Derek King

Personal information
- Full name: Derek Albert King
- Date of birth: 15 August 1929
- Place of birth: Hackney, England
- Date of death: 16 June 2003 (aged 73)
- Place of death: Huntingdon, England
- Position: Central defender

Senior career*
- Years: Team / Apps / (Gls)
- 1945–1956: Tottenham Hotspur / 19 / (0)
- 1956: Swansea City / 5 / (0)

= Derek King (footballer, born 1929) =

English footballer

Derek Albert King (15 August 1929 – 16 June 2003) was an English professional footballer who played for Tottenham Hotspur and Swansea City.

==Biography==
King attended the Glynn Road School, Hackney. After leaving school aged 14 he trained as a tie maker and played his early football for Alexander Palace football club in 1945. King joined Tottenham Hotspur as a junior in the season of 1945–46. After completing two years National Service serving with the Grenadier Guards he returned to Tottenham and in 1950 he became a full-time player.
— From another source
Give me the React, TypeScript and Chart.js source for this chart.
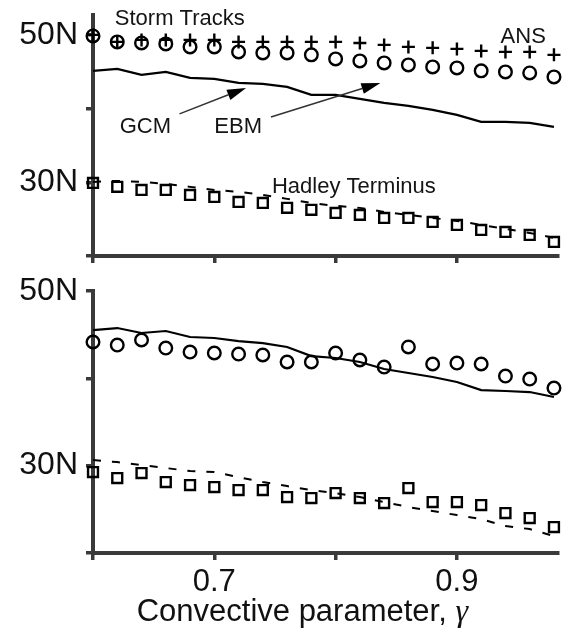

He made his senior debut in a 1–0 home win against Fulham on 20 August 1951. The central defender made 19 appearances for the Spurs before transferring to Swansea City in August 1956. A resolute player he featured in five matches with the Vetch Field club in 1956 before a recurring knee injury ended his senior career in December 1956. King attempted a comeback at Ted Ditchburn's Romford in 1959.

==Post-football–career==
After retiring from football King used his skills as a tie maker when he was employed by Spurs legend Dave Mackay at his tie business. He later worked as a school caretaker. At one time he lived adjacent to White Hart Lane at Paxton Road and maintained a close interest in football up to his death at a Huntingdon nursing home in 2003.